*DATASET SECTION:*

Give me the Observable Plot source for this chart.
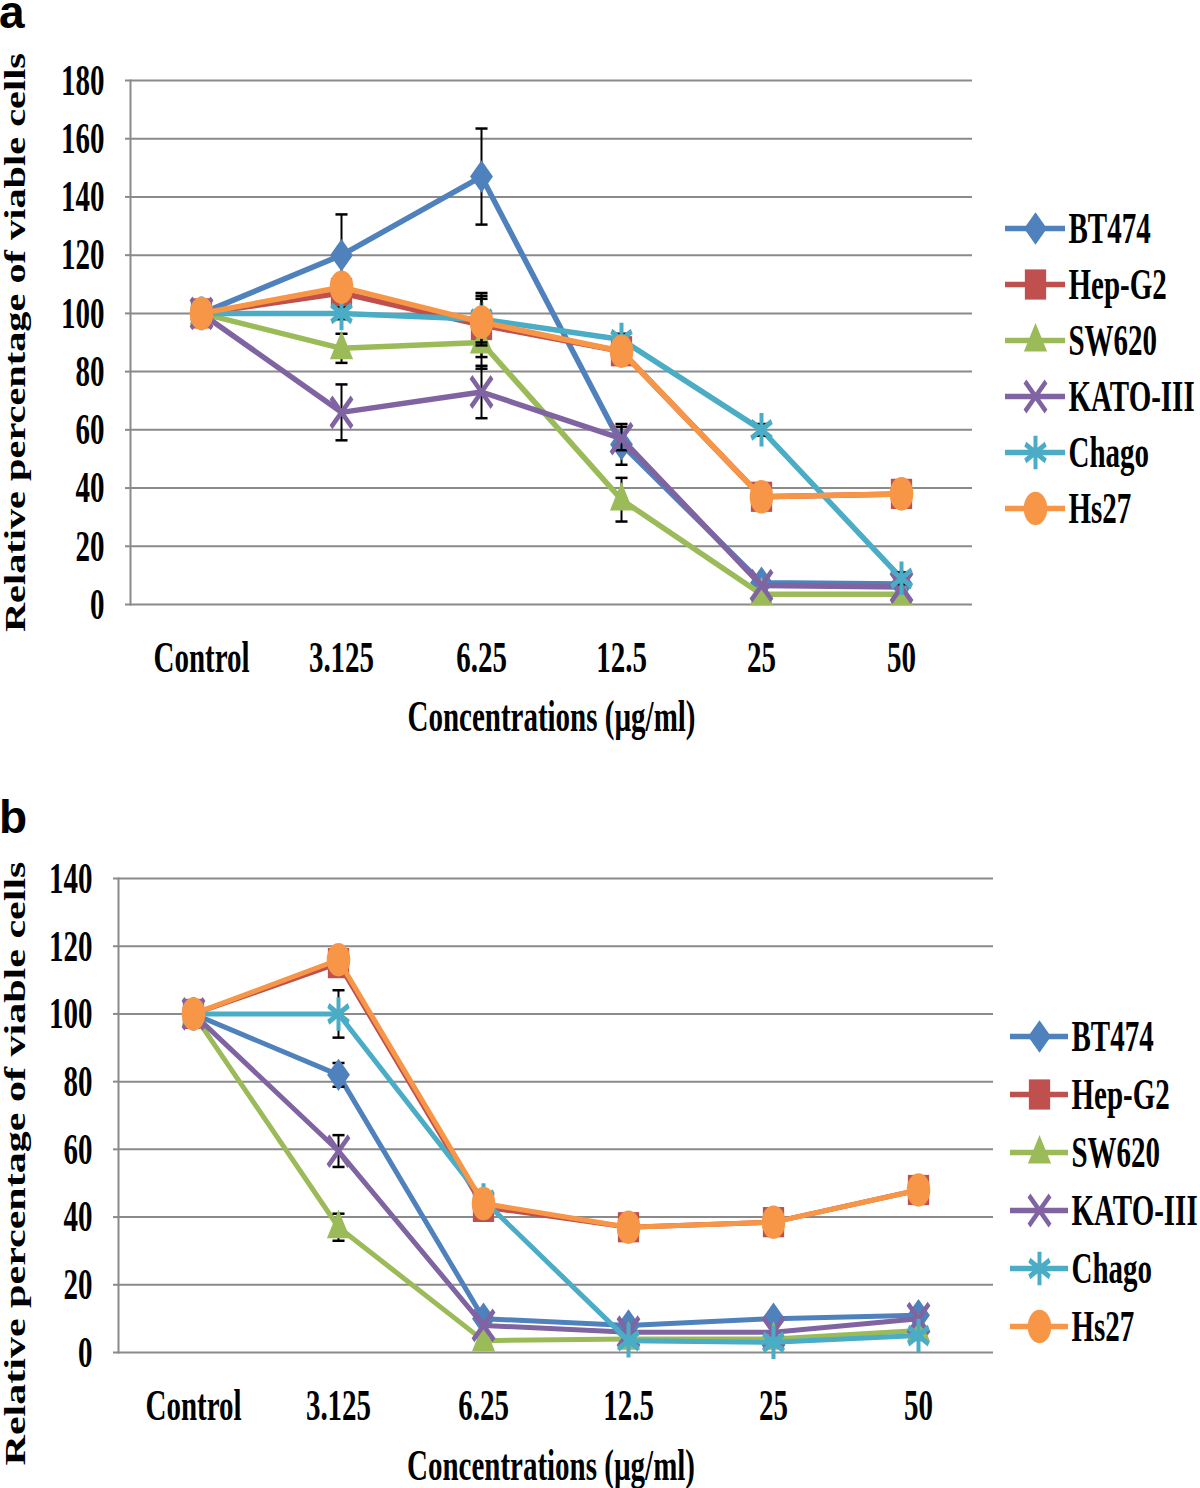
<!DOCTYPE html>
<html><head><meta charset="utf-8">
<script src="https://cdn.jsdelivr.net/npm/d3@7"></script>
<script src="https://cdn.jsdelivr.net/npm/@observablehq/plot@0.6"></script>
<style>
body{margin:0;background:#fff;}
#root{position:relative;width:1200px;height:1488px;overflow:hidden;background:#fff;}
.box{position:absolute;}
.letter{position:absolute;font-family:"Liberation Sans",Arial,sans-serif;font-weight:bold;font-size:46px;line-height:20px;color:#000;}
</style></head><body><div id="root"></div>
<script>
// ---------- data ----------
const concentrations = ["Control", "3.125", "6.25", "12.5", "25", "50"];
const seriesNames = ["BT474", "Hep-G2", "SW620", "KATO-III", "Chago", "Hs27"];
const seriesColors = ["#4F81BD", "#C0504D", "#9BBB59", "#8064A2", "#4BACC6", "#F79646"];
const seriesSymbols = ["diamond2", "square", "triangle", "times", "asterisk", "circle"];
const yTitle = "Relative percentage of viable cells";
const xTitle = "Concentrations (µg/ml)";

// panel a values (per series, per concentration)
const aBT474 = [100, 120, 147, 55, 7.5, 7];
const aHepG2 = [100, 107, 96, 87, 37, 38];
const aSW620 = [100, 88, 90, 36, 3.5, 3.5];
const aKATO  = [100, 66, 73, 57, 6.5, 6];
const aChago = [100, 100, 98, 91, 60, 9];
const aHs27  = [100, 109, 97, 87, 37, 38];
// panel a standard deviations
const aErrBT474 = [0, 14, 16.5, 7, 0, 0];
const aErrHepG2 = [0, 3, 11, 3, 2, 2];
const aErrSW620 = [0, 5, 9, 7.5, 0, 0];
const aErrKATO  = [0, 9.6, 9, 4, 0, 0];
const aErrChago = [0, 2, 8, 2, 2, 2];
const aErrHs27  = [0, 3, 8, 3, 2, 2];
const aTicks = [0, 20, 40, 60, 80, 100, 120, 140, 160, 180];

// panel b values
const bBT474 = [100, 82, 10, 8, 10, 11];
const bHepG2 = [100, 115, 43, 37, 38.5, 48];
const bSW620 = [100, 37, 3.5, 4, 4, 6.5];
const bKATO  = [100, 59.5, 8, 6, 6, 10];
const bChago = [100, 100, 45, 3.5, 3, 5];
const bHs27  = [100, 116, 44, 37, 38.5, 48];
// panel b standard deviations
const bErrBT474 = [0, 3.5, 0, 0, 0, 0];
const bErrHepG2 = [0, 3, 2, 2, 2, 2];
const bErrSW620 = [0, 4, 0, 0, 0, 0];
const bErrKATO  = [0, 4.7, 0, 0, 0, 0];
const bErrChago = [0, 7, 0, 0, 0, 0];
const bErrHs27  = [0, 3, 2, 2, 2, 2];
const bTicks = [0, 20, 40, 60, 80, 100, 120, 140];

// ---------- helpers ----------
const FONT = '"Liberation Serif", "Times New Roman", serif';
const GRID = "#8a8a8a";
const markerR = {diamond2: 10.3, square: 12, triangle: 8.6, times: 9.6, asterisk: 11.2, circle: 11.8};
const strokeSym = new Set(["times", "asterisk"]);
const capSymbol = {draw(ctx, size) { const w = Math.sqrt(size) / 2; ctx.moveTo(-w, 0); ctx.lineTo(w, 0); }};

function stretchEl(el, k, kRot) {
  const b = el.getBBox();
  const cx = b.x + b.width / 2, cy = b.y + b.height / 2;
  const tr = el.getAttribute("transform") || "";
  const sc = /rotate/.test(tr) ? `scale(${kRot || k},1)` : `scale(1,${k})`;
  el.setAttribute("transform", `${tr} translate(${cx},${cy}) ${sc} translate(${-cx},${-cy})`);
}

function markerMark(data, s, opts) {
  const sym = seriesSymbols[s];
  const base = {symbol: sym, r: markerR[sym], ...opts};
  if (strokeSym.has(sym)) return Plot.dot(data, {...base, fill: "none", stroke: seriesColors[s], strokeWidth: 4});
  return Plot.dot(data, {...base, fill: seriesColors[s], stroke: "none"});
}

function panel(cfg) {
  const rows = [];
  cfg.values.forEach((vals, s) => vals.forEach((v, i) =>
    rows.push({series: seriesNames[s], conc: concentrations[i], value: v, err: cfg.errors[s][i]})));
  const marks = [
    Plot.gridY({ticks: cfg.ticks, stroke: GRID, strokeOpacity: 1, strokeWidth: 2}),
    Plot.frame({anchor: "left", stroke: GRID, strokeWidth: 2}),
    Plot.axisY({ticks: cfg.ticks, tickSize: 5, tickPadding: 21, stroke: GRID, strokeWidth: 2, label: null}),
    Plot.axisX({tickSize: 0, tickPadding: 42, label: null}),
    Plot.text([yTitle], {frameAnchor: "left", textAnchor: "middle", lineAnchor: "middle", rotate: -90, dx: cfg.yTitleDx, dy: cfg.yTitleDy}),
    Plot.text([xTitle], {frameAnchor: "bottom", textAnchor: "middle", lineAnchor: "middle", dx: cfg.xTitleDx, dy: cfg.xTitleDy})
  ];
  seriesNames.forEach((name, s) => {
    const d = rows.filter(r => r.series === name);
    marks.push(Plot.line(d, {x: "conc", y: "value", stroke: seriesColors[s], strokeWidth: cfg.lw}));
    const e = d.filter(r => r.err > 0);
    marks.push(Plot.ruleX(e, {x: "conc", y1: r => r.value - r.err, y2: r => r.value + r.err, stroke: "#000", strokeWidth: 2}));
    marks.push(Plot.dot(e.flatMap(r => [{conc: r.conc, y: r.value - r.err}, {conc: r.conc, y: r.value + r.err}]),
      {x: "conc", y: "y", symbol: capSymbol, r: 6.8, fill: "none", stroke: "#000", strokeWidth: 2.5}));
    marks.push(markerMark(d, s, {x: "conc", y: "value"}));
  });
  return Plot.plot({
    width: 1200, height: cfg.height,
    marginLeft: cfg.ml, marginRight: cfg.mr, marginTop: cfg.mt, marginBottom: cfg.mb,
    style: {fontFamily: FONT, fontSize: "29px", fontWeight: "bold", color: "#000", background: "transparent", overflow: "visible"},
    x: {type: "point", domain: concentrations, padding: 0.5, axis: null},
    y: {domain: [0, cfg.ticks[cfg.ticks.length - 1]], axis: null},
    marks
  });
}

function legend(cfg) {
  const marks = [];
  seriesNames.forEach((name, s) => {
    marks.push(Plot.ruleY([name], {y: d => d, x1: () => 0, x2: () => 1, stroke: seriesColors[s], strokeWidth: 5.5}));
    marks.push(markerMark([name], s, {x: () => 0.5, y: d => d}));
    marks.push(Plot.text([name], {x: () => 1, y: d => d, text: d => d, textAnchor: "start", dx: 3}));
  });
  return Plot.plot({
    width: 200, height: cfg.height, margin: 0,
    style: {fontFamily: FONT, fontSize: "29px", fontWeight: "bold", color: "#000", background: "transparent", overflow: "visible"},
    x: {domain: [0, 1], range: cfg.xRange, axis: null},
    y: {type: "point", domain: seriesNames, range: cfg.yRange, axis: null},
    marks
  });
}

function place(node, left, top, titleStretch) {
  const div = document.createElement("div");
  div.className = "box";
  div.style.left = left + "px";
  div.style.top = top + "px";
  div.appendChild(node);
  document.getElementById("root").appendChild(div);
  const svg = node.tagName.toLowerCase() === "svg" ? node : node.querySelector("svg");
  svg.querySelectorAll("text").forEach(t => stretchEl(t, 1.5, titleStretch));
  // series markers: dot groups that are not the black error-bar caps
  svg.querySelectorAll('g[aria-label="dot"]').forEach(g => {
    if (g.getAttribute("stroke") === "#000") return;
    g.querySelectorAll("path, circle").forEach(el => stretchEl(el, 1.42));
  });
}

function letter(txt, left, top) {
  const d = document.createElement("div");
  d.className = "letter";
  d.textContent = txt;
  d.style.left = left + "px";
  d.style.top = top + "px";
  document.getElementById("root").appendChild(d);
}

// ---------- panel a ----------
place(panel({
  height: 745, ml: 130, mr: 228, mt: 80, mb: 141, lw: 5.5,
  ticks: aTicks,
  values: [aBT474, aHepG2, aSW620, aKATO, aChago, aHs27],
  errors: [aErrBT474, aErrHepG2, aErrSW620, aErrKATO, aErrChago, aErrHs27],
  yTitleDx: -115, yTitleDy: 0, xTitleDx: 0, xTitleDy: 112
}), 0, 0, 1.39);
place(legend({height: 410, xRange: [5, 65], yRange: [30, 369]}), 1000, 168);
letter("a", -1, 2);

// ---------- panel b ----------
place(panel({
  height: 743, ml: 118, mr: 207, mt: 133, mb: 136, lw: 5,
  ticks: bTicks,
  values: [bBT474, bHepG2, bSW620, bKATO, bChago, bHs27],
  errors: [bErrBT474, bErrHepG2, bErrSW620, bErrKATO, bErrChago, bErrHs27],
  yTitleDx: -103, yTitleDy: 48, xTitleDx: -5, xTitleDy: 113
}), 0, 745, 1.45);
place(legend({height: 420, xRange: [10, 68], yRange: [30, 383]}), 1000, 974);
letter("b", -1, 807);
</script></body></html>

*EXERCISE DESCRIPTION:*
Begin at the first line of the material and copy each line exactly through the one containing "140, 160, 180];". Omit pictures.

*WRITTEN RESPONSE:*
Give me the Observable Plot source for this chart.
<!DOCTYPE html>
<html><head><meta charset="utf-8">
<script src="https://cdn.jsdelivr.net/npm/d3@7"></script>
<script src="https://cdn.jsdelivr.net/npm/@observablehq/plot@0.6"></script>
<style>
body{margin:0;background:#fff;}
#root{position:relative;width:1200px;height:1488px;overflow:hidden;background:#fff;}
.box{position:absolute;}
.letter{position:absolute;font-family:"Liberation Sans",Arial,sans-serif;font-weight:bold;font-size:46px;line-height:20px;color:#000;}
</style></head><body><div id="root"></div>
<script>
// ---------- data ----------
const concentrations = ["Control", "3.125", "6.25", "12.5", "25", "50"];
const seriesNames = ["BT474", "Hep-G2", "SW620", "KATO-III", "Chago", "Hs27"];
const seriesColors = ["#4F81BD", "#C0504D", "#9BBB59", "#8064A2", "#4BACC6", "#F79646"];
const seriesSymbols = ["diamond2", "square", "triangle", "times", "asterisk", "circle"];
const yTitle = "Relative percentage of viable cells";
const xTitle = "Concentrations (µg/ml)";

// panel a values (per series, per concentration)
const aBT474 = [100, 120, 147, 55, 7.5, 7];
const aHepG2 = [100, 107, 96, 87, 37, 38];
const aSW620 = [100, 88, 90, 36, 3.5, 3.5];
const aKATO  = [100, 66, 73, 57, 6.5, 6];
const aChago = [100, 100, 98, 91, 60, 9];
const aHs27  = [100, 109, 97, 87, 37, 38];
// panel a standard deviations
const aErrBT474 = [0, 14, 16.5, 7, 0, 0];
const aErrHepG2 = [0, 3, 11, 3, 2, 2];
const aErrSW620 = [0, 5, 9, 7.5, 0, 0];
const aErrKATO  = [0, 9.6, 9, 4, 0, 0];
const aErrChago = [0, 2, 8, 2, 2, 2];
const aErrHs27  = [0, 3, 8, 3, 2, 2];
const aTicks = [0, 20, 40, 60, 80, 100, 120, 140, 160, 180];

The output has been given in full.